When I was about 13 years old, I broke my best friend's arm. I kicked him with a baseball cleat and snapped his forearm for no apparently good reason at all. I really do not remember what happened after that, but I know there was a lot of resentment for a while. I felt awful about it, and even now I don't know if I ever asked for his forgiveness. Dean, if you are reading this, I am so sorry...I was so wrong in my actions. Please forgive me if you haven't already.

So what did I do with the recent problem? Well, nothing yet. I plan on talking with the people involved and admitting my wrong. This is much harder to do than it sounds, but in order fo me to go on in this life I need to have the humility of Christ and always put others first.

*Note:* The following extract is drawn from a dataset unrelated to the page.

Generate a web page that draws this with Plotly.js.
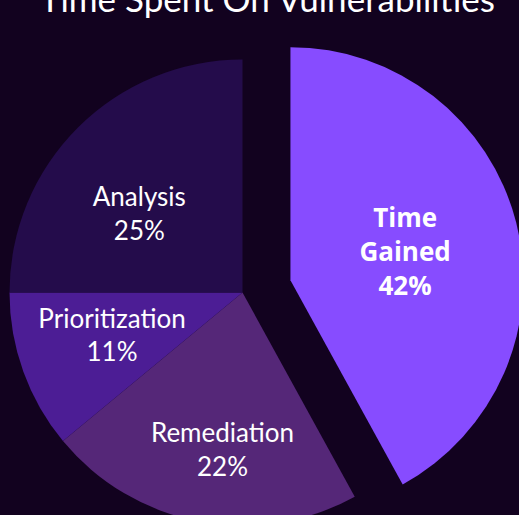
<!DOCTYPE html>
<html>
<head>
<meta charset="utf-8">
<script src="https://cdn.plot.ly/plotly-3.0.1.min.js"></script>
<style>
  html, body { margin: 0; padding: 0; width: 519px; height: 515px; overflow: hidden; background: #12021f; }
  #chart { position: absolute; left: -39.8px; top: -29.8px; width: 565px; height: 605px; }
</style>
</head>
<body>
<div id="chart"></div>
<script>
const labels = ['Time<br>Gained', 'Remediation', 'Prioritization', 'Analysis'];
const values = [42, 22, 11, 25];
const colors = ['#874cff', '#552778', '#4c1d95', '#240c4b'];
const pulls = [0.2124, 0, 0, 0];
const fonts = ['Open Sans, sans-serif', 'Lato, sans-serif', 'Lato, sans-serif', 'Lato, sans-serif'];

// invisible padding (non-breaking spaces) used only to nudge label placement
const nb = n => '\u00A0'.repeat(n);
const templates = [
  '<b>%{label}<br>%{percent}</b>',
  nb(1) + '<br>' + nb(2) + '%{label}<br>' + nb(2) + '%{percent}',
  nb(10) + '%{label}<br>' + nb(10) + '%{percent}<br>' + nb(1),
  nb(1) + '<br>%{label}' + nb(2) + '<br>%{percent}' + nb(2)
];

const bg = '#12021f';

Plotly.newPlot('chart', [{
  type: 'pie',
  labels: labels,
  values: values,
  sort: false,
  direction: 'clockwise',
  rotation: 0,
  pull: pulls,
  marker: { colors: colors, line: { width: 0 } },
  texttemplate: templates,
  textposition: 'inside',
  insidetextorientation: 'horizontal',
  textfont: { family: fonts, size: 26, color: '#ffffff' },
  hoverinfo: 'none',
  domain: { x: [0, 1], y: [0, 1] }
}], {
  width: 565,
  height: 605,
  margin: { l: 0, r: 0, t: 40, b: 0 },
  paper_bgcolor: bg,
  plot_bgcolor: bg,
  showlegend: false,
  uniformtext: { mode: 'show', minsize: 26 },
  title: {
    text: 'Time Spent On Vulnerabilities',
    font: { family: 'Lato, sans-serif', size: 35, color: '#ffffff' },
    x: 0.544, xref: 'container', xanchor: 'center',
    y: 0.931, yref: 'container', yanchor: 'bottom'
  }
}, { displayModeBar: false, staticPlot: true });
</script>
</body>
</html>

Tuesday, November 18, 2008

Half Truth?

Yesterday, I was plagued with the doubt...yes, THE Doubt.I have gone through some catastrophic change in my personal relationship with Christ. I have not been reading my Bible lately, and I know there is no excuse for that...and I know that this is the root of the doubt.I have to be careful about what or who I listen to as well if I do not read the word. The Devil will try to get his foothold into the depths of my mind as long as that is happening.

So the other day someone told me that I was not saved. This really surprised me, since he is a very knowledgeable christian man. He also has a lot of zeal, and some of it I believe to be misdirected. Just as I thought I was getting away from those kind of people, God puts then in front of me to challenge my faith.

After growing up in a religion that tells you that you never know if you will be saved until the day that Christ comes back, my ears really perked up when I heard these words...'"You are not saved." I really thought about it and the verse that always comes back to mind is John 3:16-

16
"For God so loved the world that he gave his one and only Son,[a] that whoever believes in him shall not perish but have eternal life.

Now I don't know about you, but to me this seems very clear. If you believe in Christ (which if you believe in something you accept it to be true) you will have eternal life...or SAVED!!

I need to do more reading, but I do know that I have the assurance that Christ is my savior and I do believe in Him...I do not want to do anything against his will. If I do, I will repent and try to never do it again. But he will accept me back if I have accepted him.

So do I have the doubt anymore? No, I do not.